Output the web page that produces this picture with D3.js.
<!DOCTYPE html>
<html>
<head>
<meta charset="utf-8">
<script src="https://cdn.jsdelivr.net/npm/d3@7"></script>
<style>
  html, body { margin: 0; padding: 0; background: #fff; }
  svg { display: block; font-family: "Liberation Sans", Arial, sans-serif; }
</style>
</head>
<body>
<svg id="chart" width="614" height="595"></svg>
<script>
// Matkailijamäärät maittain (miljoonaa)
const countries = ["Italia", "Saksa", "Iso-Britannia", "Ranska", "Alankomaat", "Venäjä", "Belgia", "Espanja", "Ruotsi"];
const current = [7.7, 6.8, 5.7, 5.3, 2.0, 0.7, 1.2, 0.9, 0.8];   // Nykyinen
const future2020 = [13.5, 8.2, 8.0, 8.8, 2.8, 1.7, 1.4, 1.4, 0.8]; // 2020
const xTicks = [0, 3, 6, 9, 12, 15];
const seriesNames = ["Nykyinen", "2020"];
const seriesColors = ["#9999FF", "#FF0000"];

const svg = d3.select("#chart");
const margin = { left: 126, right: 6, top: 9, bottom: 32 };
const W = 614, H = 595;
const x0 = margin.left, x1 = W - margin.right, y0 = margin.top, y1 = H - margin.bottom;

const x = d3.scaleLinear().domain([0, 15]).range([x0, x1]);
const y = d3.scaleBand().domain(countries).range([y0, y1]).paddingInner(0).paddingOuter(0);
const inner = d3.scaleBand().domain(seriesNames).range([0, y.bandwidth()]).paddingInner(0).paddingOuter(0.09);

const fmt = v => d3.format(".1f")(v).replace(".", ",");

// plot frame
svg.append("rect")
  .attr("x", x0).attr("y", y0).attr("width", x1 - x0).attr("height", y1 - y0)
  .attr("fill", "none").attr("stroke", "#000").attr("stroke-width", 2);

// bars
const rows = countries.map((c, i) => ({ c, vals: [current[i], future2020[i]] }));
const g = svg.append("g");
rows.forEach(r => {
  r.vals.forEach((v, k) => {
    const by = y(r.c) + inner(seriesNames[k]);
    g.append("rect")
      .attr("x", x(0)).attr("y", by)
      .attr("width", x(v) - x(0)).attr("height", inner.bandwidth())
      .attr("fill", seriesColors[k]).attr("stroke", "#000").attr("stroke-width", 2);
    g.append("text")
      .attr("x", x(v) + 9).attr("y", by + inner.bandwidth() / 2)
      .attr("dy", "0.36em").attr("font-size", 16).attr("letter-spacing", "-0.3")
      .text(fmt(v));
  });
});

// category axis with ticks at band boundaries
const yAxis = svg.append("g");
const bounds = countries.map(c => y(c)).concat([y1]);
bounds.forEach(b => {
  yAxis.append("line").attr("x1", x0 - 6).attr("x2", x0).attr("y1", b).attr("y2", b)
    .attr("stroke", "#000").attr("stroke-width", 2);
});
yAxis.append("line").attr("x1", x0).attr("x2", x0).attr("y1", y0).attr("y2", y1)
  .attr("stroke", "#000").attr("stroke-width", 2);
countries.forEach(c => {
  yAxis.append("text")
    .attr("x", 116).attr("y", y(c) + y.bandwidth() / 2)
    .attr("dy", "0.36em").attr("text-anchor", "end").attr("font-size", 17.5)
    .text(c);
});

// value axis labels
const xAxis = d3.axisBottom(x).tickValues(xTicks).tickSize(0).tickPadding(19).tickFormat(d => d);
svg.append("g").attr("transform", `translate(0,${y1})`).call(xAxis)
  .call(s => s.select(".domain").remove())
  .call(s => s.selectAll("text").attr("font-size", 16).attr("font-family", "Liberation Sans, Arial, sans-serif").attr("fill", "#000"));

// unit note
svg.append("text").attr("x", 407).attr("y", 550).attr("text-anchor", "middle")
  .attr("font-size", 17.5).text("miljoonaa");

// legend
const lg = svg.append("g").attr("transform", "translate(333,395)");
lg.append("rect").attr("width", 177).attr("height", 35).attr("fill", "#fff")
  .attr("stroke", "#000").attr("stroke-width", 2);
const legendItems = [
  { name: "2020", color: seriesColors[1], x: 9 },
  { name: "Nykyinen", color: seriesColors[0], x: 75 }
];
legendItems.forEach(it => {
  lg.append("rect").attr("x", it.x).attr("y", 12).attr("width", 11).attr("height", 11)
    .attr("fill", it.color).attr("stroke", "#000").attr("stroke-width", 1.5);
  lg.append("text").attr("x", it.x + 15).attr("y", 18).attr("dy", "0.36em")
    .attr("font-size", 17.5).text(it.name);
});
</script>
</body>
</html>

==*==

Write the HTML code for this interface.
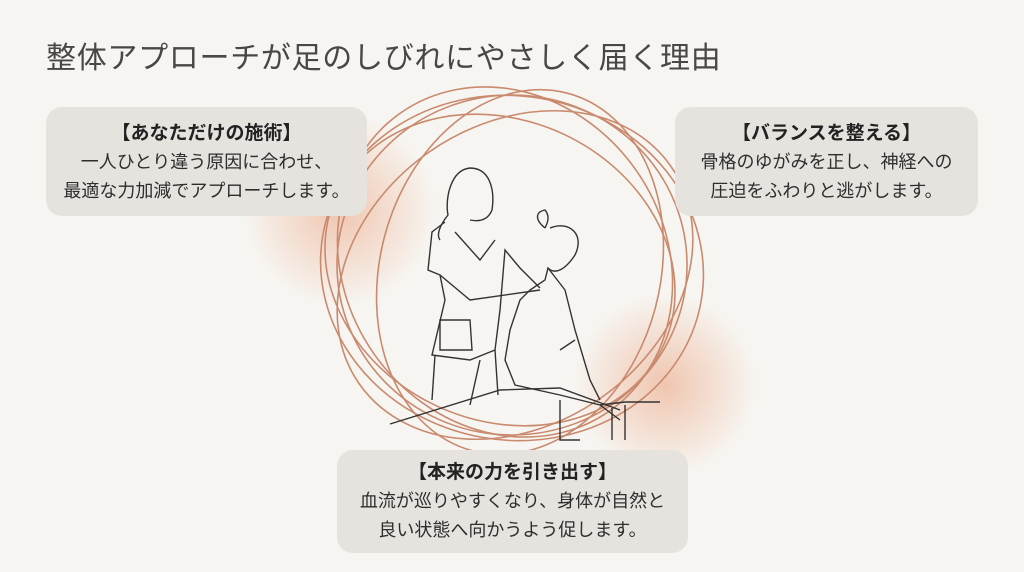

==*==

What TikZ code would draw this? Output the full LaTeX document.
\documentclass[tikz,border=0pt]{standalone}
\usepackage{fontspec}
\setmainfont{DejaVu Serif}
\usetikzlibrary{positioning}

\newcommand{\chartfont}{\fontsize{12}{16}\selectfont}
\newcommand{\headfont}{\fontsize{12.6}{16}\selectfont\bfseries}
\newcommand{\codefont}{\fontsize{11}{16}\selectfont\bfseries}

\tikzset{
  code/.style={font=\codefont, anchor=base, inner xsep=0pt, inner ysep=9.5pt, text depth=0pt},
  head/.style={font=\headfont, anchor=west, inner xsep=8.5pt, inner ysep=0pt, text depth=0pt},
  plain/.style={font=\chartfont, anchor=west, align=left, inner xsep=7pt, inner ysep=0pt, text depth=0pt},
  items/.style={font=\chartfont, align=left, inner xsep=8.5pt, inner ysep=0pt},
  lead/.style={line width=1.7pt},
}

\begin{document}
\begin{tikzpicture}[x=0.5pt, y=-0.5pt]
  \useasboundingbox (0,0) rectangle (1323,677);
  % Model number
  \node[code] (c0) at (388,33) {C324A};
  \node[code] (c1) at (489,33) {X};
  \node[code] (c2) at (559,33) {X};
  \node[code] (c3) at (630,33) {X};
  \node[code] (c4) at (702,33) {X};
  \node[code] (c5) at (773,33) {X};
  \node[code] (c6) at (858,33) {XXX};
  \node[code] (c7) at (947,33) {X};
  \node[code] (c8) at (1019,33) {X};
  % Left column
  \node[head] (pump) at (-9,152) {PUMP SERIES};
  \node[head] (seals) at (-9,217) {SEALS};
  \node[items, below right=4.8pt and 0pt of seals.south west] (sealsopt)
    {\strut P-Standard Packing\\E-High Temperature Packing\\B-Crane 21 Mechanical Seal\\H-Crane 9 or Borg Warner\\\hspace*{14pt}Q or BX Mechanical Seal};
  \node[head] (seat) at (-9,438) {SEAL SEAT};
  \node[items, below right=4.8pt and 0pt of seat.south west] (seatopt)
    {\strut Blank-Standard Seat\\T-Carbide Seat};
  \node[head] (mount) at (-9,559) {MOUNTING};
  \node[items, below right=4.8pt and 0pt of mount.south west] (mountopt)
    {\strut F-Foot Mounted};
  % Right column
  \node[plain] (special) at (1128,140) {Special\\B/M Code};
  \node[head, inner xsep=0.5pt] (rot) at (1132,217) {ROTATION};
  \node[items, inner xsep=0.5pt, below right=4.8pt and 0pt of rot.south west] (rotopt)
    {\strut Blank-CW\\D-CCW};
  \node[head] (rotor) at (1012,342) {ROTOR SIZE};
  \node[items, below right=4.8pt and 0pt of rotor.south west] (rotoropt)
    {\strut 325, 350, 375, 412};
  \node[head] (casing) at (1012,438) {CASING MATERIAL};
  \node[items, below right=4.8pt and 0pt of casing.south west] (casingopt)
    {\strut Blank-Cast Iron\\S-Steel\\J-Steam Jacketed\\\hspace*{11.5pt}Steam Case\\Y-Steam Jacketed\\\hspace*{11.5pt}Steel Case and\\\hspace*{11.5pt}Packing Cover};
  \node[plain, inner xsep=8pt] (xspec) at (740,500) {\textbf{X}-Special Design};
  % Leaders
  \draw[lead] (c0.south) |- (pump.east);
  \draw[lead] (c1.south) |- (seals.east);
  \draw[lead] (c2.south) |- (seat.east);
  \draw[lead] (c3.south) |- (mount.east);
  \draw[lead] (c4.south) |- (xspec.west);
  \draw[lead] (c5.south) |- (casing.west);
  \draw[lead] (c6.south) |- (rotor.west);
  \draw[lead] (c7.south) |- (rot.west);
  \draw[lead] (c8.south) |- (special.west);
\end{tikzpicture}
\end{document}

==*==

■ **AIM**
Go through the records and gather the lines that hold "with".

■ **SOLUTION TO THE PROBLEM**
Output the web page that produces this picture with D3.js.
// category axis with ticks at band boundaries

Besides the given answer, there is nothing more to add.